Hunting safe, getting safer

Posted on: November 22, 2015 | Bob Frye | Comments

Hunter safetyJason Bridge | Trib Total Media
Schultz’ Sportsmen’s Stop clerk Jeremy Gross, left, issues a Pennsylvania Game Commission hunting license to Tom McQuaide, of Apollo, at the Kiski Township store on Friday, Nov. 20, 2015

Some might view it as a disaster in the making.

Give three-quarters of a million people — men, women, even children — loaded firearms. Send them into the woods, generally before first light. Have them walk around all day in terrain varying from open, park-like oak forests to tangled, briar-infested patches of misery on the vine.

And then … what? Collect the bodies, right?

Wrong.

“Hunting is safe, and it’s getting safer all the time,” said John McKay, a McDonald native who is executive director of the International Hunter Education Association.

That’s as true in Pennsylvania as anywhere.
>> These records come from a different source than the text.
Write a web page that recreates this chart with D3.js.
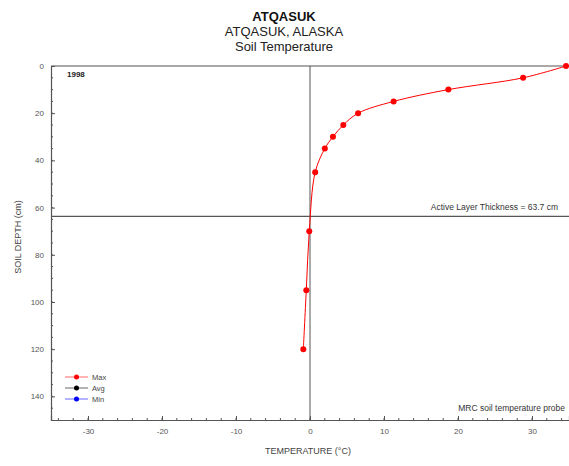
<!DOCTYPE html>
<html><head><meta charset="utf-8">
<script src="https://cdn.jsdelivr.net/npm/d3@7"></script>
<style>body{margin:0;background:#fff}svg{display:block;font-family:Arial,"Liberation Sans",sans-serif}</style>
</head><body>
<svg id="c" width="569" height="466"></svg>
<script>
const depths = [0, 5, 10, 15, 20, 25, 30, 35, 45, 70, 95, 120];
const maxTemps = [34.6, 28.8, 18.7, 11.3, 6.5, 4.5, 3.1, 2.0, 0.7, -0.1, -0.5, -0.9];
const xTicks = [-30, -20, -10, 0, 10, 20, 30];
const yTicks = [0, 20, 40, 60, 80, 100, 120, 140];
const activeLayer = 63.7;
const legendItems = ["Max", "Avg", "Min"];
const legendColors = ["#ff0000", "#000000", "#0000ff"];
const titles = ["ATQASUK", "ATQASUK, ALASKA", "Soil Temperature"];

const svg = d3.select("#c");
const x = d3.scaleLinear().domain([-35, 35]).range([51, 569]);
const y = d3.scaleLinear().domain([0, 150]).range([66, 420]);

// titles
svg.append("text").attr("x", 284).attr("y", 21).attr("text-anchor", "middle")
  .attr("font-size", 13).attr("font-weight", "bold").attr("fill", "#111").text(titles[0]);
svg.append("text").attr("x", 284).attr("y", 36).attr("text-anchor", "middle")
  .attr("font-size", 13).attr("fill", "#222").text(titles[1]);
svg.append("text").attr("x", 284).attr("y", 51).attr("text-anchor", "middle")
  .attr("font-size", 13).attr("fill", "#222").text(titles[2]);

// zero line and active layer line
svg.append("line").attr("x1", x(0)).attr("x2", x(0)).attr("y1", y(0)).attr("y2", y(150))
  .attr("stroke", "#aaa").attr("stroke-width", 2);
svg.append("line").attr("x1", x(-35)).attr("x2", x(35)).attr("y1", y(activeLayer)).attr("y2", y(activeLayer))
  .attr("stroke", "#555").attr("stroke-width", 1.2);

// frame
svg.append("line").attr("x1", x(-35)).attr("x2", x(35)).attr("y1", y(0)).attr("y2", y(0)).attr("stroke", "#555").attr("stroke-width", 1.2);

// axes
const fmt = d => String(d);
const xAxis = d3.axisBottom(x).tickValues(xTicks).tickSize(-4).tickPadding(8).tickFormat(fmt);
const gx = svg.append("g").attr("transform", `translate(0,${y(150)})`).call(xAxis);
const xMinor = d3.range(-34, 35, 2);
gx.selectAll(".minor").data(xMinor).enter().append("line").attr("class", "minor")
  .attr("x1", d => x(d)).attr("x2", d => x(d)).attr("y1", 0).attr("y2", -2).attr("stroke", "#555");

const yAxis = d3.axisLeft(y).tickValues(yTicks).tickSize(-4).tickPadding(7).tickFormat(fmt);
const gy = svg.append("g").attr("transform", `translate(${x(-35)},0)`).call(yAxis);
const yMinor = d3.range(5, 150, 5);
gy.selectAll(".minor").data(yMinor).enter().append("line").attr("class", "minor")
  .attr("y1", d => y(d)).attr("y2", d => y(d)).attr("x1", 0).attr("x2", 2).attr("stroke", "#555");

[gx, gy].forEach(g => {
  g.select(".domain").attr("stroke", "#555").attr("stroke-width", 1.2);
  g.selectAll(".tick line").attr("stroke", "#555");
  g.selectAll(".tick text").attr("font-size", 8).attr("fill", "#555").attr("font-family", "Arial, Liberation Sans, sans-serif");
});

// axis titles
svg.append("text").attr("x", 308).attr("y", 454).attr("text-anchor", "middle")
  .attr("font-size", 9).attr("fill", "#444").text("TEMPERATURE (°C)");
svg.append("text").attr("transform", "translate(21,237) rotate(-90)").attr("text-anchor", "middle")
  .attr("font-size", 9).attr("fill", "#444").text("SOIL DEPTH (cm)");

// annotations
svg.append("text").attr("x", 67).attr("y", 77).attr("font-size", 8).attr("font-weight", "bold").attr("fill", "#222").text("1998");
svg.append("text").attr("x", 558).attr("y", 210).attr("text-anchor", "end").attr("font-size", 8.5).attr("fill", "#333")
  .text("Active Layer Thickness = 63.7 cm");
svg.append("text").attr("x", 565).attr("y", 411).attr("text-anchor", "end").attr("font-size", 8.5).attr("fill", "#333")
  .text("MRC soil temperature probe");

// data line
const pts = depths.map((d, i) => [maxTemps[i], d]);
svg.append("path").datum(pts)
  .attr("d", d3.line().x(d => x(d[0])).y(d => y(d[1])).curve(d3.curveCatmullRom))
  .attr("fill", "none").attr("stroke", "#ff0000").attr("stroke-width", 1);
svg.selectAll(".pt").data(pts).enter().append("circle").attr("class", "pt")
  .attr("cx", d => x(d[0])).attr("cy", d => y(d[1])).attr("r", 3).attr("fill", "#ff0000");

// legend
const lg = svg.append("g");
legendItems.forEach((name, i) => {
  const ly = 377 + i * 11;
  lg.append("line").attr("x1", 65).attr("x2", 88).attr("y1", ly).attr("y2", ly)
    .attr("stroke", legendColors[i]).attr("stroke-opacity", 0.6);
  lg.append("circle").attr("cx", 76.5).attr("cy", ly).attr("r", 2.5).attr("fill", legendColors[i]);
  lg.append("text").attr("x", 92).attr("y", ly + 3).attr("font-size", 7.5).attr("fill", "#444").text(name);
});
</script>
</body></html>
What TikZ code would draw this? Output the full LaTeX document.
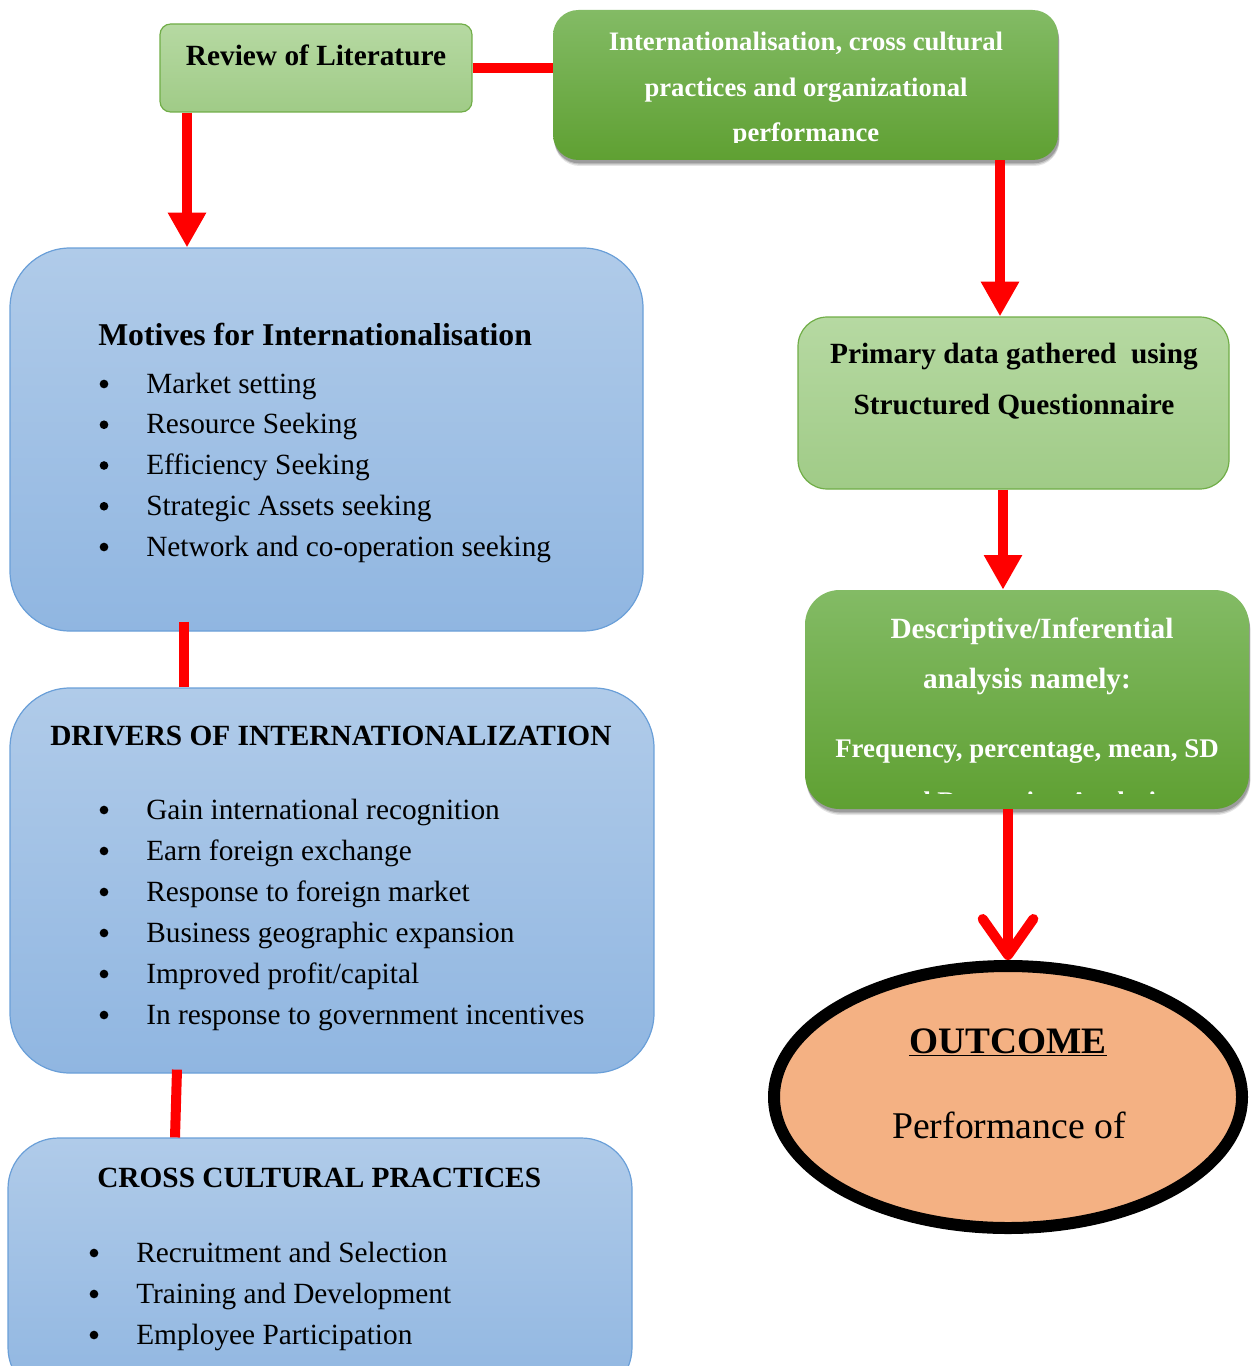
\documentclass[tikz,border=0pt]{standalone}
\usepackage{fontspec}
\setmainfont{Liberation Serif}
\usetikzlibrary{arrows.meta,shadows,shapes.geometric}
\definecolor{grnb}{HTML}{70AD47}
\definecolor{lgtop}{HTML}{B6D9A2}
\definecolor{lgbot}{HTML}{A0CB87}
\definecolor{dgtop}{HTML}{83BB65}
\definecolor{dgbot}{HTML}{5FA032}
\definecolor{bltop}{HTML}{B0CBE9}
\definecolor{blbot}{HTML}{90B6E1}
\definecolor{blb}{HTML}{6A9FD8}
\definecolor{outfill}{HTML}{F4B183}
\definecolor{redc}{HTML}{FF0000}
\tikzset{
  lgbox/.style={draw=grnb, line width=0.9pt, top color=lgtop, bottom color=lgbot, inner sep=0pt},
  dgbox/.style={draw=none, top color=dgtop, bottom color=dgbot, inner sep=0pt,
     drop shadow={shadow xshift=1pt, shadow yshift=-4.5pt, opacity=0.10, fill=black},
     drop shadow={shadow xshift=1pt, shadow yshift=-3.5pt, opacity=0.15, fill=black},
     drop shadow={shadow xshift=0.7pt, shadow yshift=-2.5pt, opacity=0.2, fill=black}},
  blbox/.style={draw=blb, line width=0.9pt, top color=bltop, bottom color=blbot, inner sep=0pt},
  txt/.style={inner sep=0pt, anchor=base, font=\fontsize{22}{26}\selectfont},
  ttl/.style={txt, font=\fontsize{22}{26}\selectfont\bfseries},
  wtx/.style={txt, text=white, font=\fontsize{20}{24}\selectfont\bfseries},
  itm/.style={txt, anchor=base west},
  bul/.style={circle, fill=black, inner sep=0pt, minimum size=6.5pt},
  redline/.style={draw=redc, line width=7.5pt},
  redarrow/.style={redline, -{Triangle[length=26pt,width=27pt]}},
  chevarrow/.style={redline, -{Straight Barb[length=27pt,width=38pt,round]}},
}
\begin{document}
\begin{tikzpicture}[x=0.75pt,y=-0.75pt]
\useasboundingbox (0,0) rectangle (1253,1366);
\clip (0,0) rectangle (1253,1366);

% boxes
\node[lgbox, rounded corners=8pt, minimum width=234pt, minimum height=66pt] (rev) at (316,68) {};
\node[dgbox, rounded corners=19pt, minimum width=378.75pt, minimum height=112.5pt] (tg) at (805.5,85) {};
\node[blbox, rounded corners=45pt, minimum width=474.75pt, minimum height=287.25pt] (mot) at (326.5,439.5) {};
\node[blbox, rounded corners=45pt, minimum width=483pt, minimum height=288.75pt] (drv) at (332,880.5) {};
\node[blbox, rounded corners=38pt, minimum width=468pt, minimum height=195pt] (crs) at (320,1268) {};
\node[lgbox, rounded corners=22pt, minimum width=323.25pt, minimum height=129pt] (prim) at (1013.5,403) {};
\node[dgbox, rounded corners=26pt, minimum width=333pt, minimum height=164.25pt] (desc) at (1027,699.5) {};
\node[ellipse, draw=black, line width=9pt, fill=outfill, inner sep=0pt, minimum width=351pt, minimum height=196.5pt] (out) at (1008,1097) {};

% connectors
\coordinate (c1) at (187,0);
\coordinate (c2) at (184,0);
\coordinate (c3) at (177,0);
\coordinate (c4) at (175,0);
\coordinate (c5) at (1000,0);
\coordinate (c6) at (1003,0);
\coordinate (c7) at (1008,0);
\draw[redline] (rev.east) -- (tg.west |- rev.east);
\draw[redarrow] (rev.south -| c1) -- (mot.north -| c1);
\draw[redline] ([yshift=7.5pt]mot.south -| c2) -- (drv.north -| c2);
\draw[redline] ([yshift=3pt]drv.south -| c3) -- (crs.north -| c4);
\draw[redarrow] (tg.south -| c5) -- (prim.north -| c5);
\draw[redarrow] (prim.south -| c6) -- (desc.north -| c6);
\draw[chevarrow] (desc.south -| c7) -- (out.north -| c7);

% texts
\node[ttl] (revt) at (316,66) {Review of Literature};

\begin{scope}
\clip (553,10) rectangle (1058,143);
\node[wtx] (tg1) at (806,51) {Internationalisation, cross cultural};
\node[wtx] (tg2) at (806,97) {practices and organizational};
\node[wtx] (tg3) at (806,142) {performance};
\end{scope}

\node[ttl, anchor=base west, font=\fontsize{23.8}{28}\selectfont\bfseries] (mott) at (98,345) {Motives for Internationalisation};
\foreach \t [count=\i] in {Market setting, Resource Seeking, Efficiency Seeking, Strategic Assets seeking, Network and co-operation seeking}{
  \node[bul] (mb\i) at (104,{384+40.75*(\i-1)}) {};
  \node[itm] (mi\i) at (146,{393+40.75*(\i-1)}) {\t};
}

\node[ttl, anchor=base west] (drvt) at (50,745) {DRIVERS OF INTERNATIONALIZATION};
\foreach \t [count=\i] in {Gain international recognition, Earn foreign exchange, Response to foreign market, Business geographic expansion, Improved profit/capital, In response to government incentives}{
  \node[bul] (db\i) at (104,{810+41*(\i-1)}) {};
  \node[itm] (di\i) at (146,{819+41*(\i-1)}) {\t};
}

\node[ttl, anchor=base west] (crst) at (97,1187) {CROSS CULTURAL PRACTICES};
\foreach \t [count=\i] in {Recruitment and Selection, Training and Development, Employee Participation}{
  \node[bul] (cb\i) at (94,{1253+41*(\i-1)}) {};
  \node[itm] (ci\i) at (136,{1262+41*(\i-1)}) {\t};
}

\node[ttl] (pr1) at (1014,363) {Primary data gathered\ \ using};
\node[ttl] (pr2) at (1014,414) {Structured Questionnaire};

\begin{scope}
\clip (805,590) rectangle (1249,793);
\node[wtx, font=\fontsize{22}{26}\selectfont\bfseries] (de1) at (1032,638) {Descriptive/Inferential};
\node[wtx, font=\fontsize{22}{26}\selectfont\bfseries] (de2) at (1027,688) {analysis namely:};
\node[wtx, font=\fontsize{20.2}{24}\selectfont\bfseries] (de3) at (1027,757) {Frequency, percentage, mean, SD};
\node[wtx, font=\fontsize{20.2}{24}\selectfont\bfseries] (de4) at (1027,810) {and Regression Analysis};
\end{scope}

\node[ttl, font=\fontsize{28}{33}\selectfont\bfseries] (ou1) at (1008,1053) {\underline{OUTCOME}};
\node[txt, font=\fontsize{28.3}{33}\selectfont] (ou2) at (1009,1138) {Performance of};
\end{tikzpicture}
\end{document}
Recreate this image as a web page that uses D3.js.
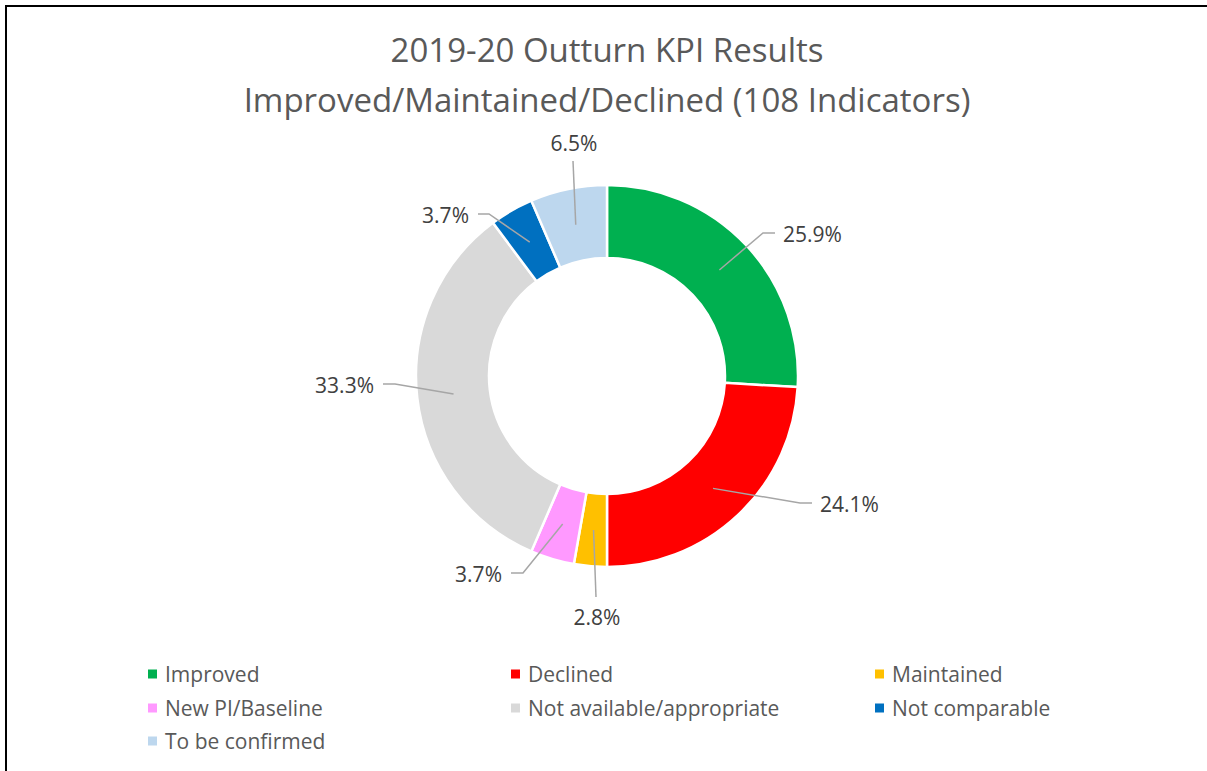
<!DOCTYPE html>
<html>
<head>
<meta charset="utf-8">
<script src="https://cdn.jsdelivr.net/npm/d3@7"></script>
<style>
  body { margin: 0; background: #fff; }
  svg { display: block; font-family: "Open Sans", sans-serif; }
</style>
</head>
<body>
<svg id="chart" width="1207" height="771"></svg>
<script>
const titleLines = ['2019-20 Outturn KPI Results', 'Improved/Maintained/Declined (108 Indicators)'];
const categories = ['Improved', 'Declined', 'Maintained', 'New PI/Baseline',
  'Not available/appropriate', 'Not comparable', 'To be confirmed'];
const counts = [28, 26, 3, 4, 36, 4, 7];
const colors = ['#00b050', '#ff0000', '#ffc000', '#ff99ff', '#d9d9d9', '#0070c0', '#bdd7ee'];

// where Excel put each label's leader elbow, relative to the donut centre
const labelLayout = [
  { dx: 156, dy: -143, h: 12 },
  { dx: 193, dy: 127, h: 12 },
  { dx: -11, dy: 221, h: 0 },
  { dx: -84, dy: 197, h: -12 },
  { dx: -212, dy: 8, h: -12 },
  { dx: -118, dy: -162, h: -11 },
  { dx: -34, dy: -215, h: 0 }
];

const svg = d3.select('#chart');
const cx = 607, cy = 376;
const outerR = 191, innerR = 118;
const total = d3.sum(counts);

// frame
svg.append('path')
  .attr('d', 'M6,771 V6 H1207')
  .attr('fill', 'none')
  .attr('stroke', '#000')
  .attr('stroke-width', 2);

svg.selectAll('text.title')
  .data(titleLines)
  .join('text')
  .attr('class', 'title')
  .attr('x', cx)
  .attr('y', (d, i) => 49 + i * 50)
  .attr('text-anchor', 'middle')
  .attr('dominant-baseline', 'central')
  .attr('fill', '#595959')
  .attr('font-size', 33)
  .text((d) => d);

const data = categories.map((c, i) => ({ name: c, value: counts[i], color: colors[i], layout: labelLayout[i] }));
const pie = d3.pie().sort(null).value((d) => d.value);
const arc = d3.arc().innerRadius(innerR).outerRadius(outerR);
const arcs = pie(data);

const g = svg.append('g').attr('transform', `translate(${cx},${cy})`);

g.selectAll('path.slice')
  .data(arcs)
  .join('path')
  .attr('class', 'slice')
  .attr('d', arc)
  .attr('fill', (d) => d.data.color)
  .attr('stroke', '#fff')
  .attr('stroke-width', 2.5);

g.selectAll('polyline')
  .data(arcs)
  .join('polyline')
  .attr('fill', 'none')
  .attr('stroke', '#a6a6a6')
  .attr('stroke-width', 1.5)
  .attr('points', (d) => {
    const c = arc.centroid(d);
    const l = d.data.layout;
    return [c, [l.dx, l.dy], [l.dx + l.h, l.dy]].map((p) => p.join(',')).join(' ');
  });

g.selectAll('text.label')
  .data(arcs)
  .join('text')
  .attr('class', 'label')
  .attr('x', (d) => {
    const l = d.data.layout;
    if (l.h === 0) return l.dx + 1;
    return l.dx + l.h + (l.h > 0 ? 8 : -9);
  })
  .attr('y', (d) => {
    const l = d.data.layout;
    if (l.h === 0) return l.dy + (l.dy > 0 ? 20 : -18);
    return l.dy + 1;
  })
  .attr('text-anchor', (d) => {
    const l = d.data.layout;
    return l.h === 0 ? 'middle' : (l.h > 0 ? 'start' : 'end');
  })
  .attr('dominant-baseline', 'central')
  .attr('fill', '#404040')
  .attr('font-size', 21)
  .text((d) => (d.data.value / total * 100).toFixed(1) + '%');

// legend: 3 columns
const colX = [148, 511, 875];
const rowY = [674, 708, 741];
const legend = svg.selectAll('g.legend')
  .data(data)
  .join('g')
  .attr('class', 'legend')
  .attr('transform', (d, i) => `translate(${colX[i % 3]},${rowY[Math.floor(i / 3)]})`);

legend.append('rect')
  .attr('x', 0)
  .attr('y', -4.5)
  .attr('width', 9)
  .attr('height', 9)
  .attr('fill', (d) => d.color);

legend.append('text')
  .attr('x', 17)
  .attr('y', 0)
  .attr('dominant-baseline', 'central')
  .attr('fill', '#595959')
  .attr('font-size', 21)
  .text((d) => d.name);
</script>
</body>
</html>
When statewide deer season opens Nov. 30, officials anticipate an estimated 750,000 people could seek white-tailed deer. No other state will put that many hunters on the ground in a day on a per-square-mile basis.

Yet the odds of those people returning home safe never have been better.

The Pennsylvania Game Commission has tracked hunting accidents — officially, hunting-related shooting incidents — since 1915. The numbers show hunting once was a dangerous game. In 1960, there were 552 accidents. In 1931, hunting accidents killed 72. Both are state records.

By comparison, there were 29 accidents in 2014 with one fatality, and an all-time low of 27 accidents in 2013, two of them fatal.

That’s reflective of the long-term trend. Hunting accidents — in terms of sheer numbers and per 100,000 participants — have declined nationwide for decades, said Andy Hueser, hunting education administrator for the commission.

“The good old days of hunter safety — we’re living them right now,” Hueser said.

Statistics show football players, skateboarders, cheerleaders, even bowlers and golfers are more likely to be injured than hunters, said Jim Curcuruto, director of industry research and analysis for the National Shooting Sports Foundation.

Mandatory hunter education is believed to be the principal reason.

In Pennsylvania, hunting accidents dropped by half in the years immediately after 1969, when a hunter education course became mandatory for first-time hunters younger than 16, Hueser said. Accidents dropped again by half shortly after 1982, when classes became required of all new hunters, regardless of age.

Taught by state-certified, volunteer instructors, the classes cover a lot of subjects in six hours. Firearms safety dominates, accounting for 75 percent of class time, said Dale Emerick of North Huntingdon, who has taught classes for 45 years.

“That’s what we dwell on the most. It’s really safety-driven,” Emerick said.

Those lessons stick with hunters throughout their lifetimes, said Bryan Burhans, a deputy executive director with the commission. He offered his experience as proof. Last fall, he was hunting in Centre County when he saw a deer on the horizon.

“I never even raised my rifle and never took the shot because I didn’t know what was beyond my shot and where my bullet might go,” Burhans said.

Emerick hopes all students would act similarly. He wants to see the day when there are no hunting accidents in Pennsylvania.

“I don’t know if we’ll ever get there,” he said. “But that’s the goal.”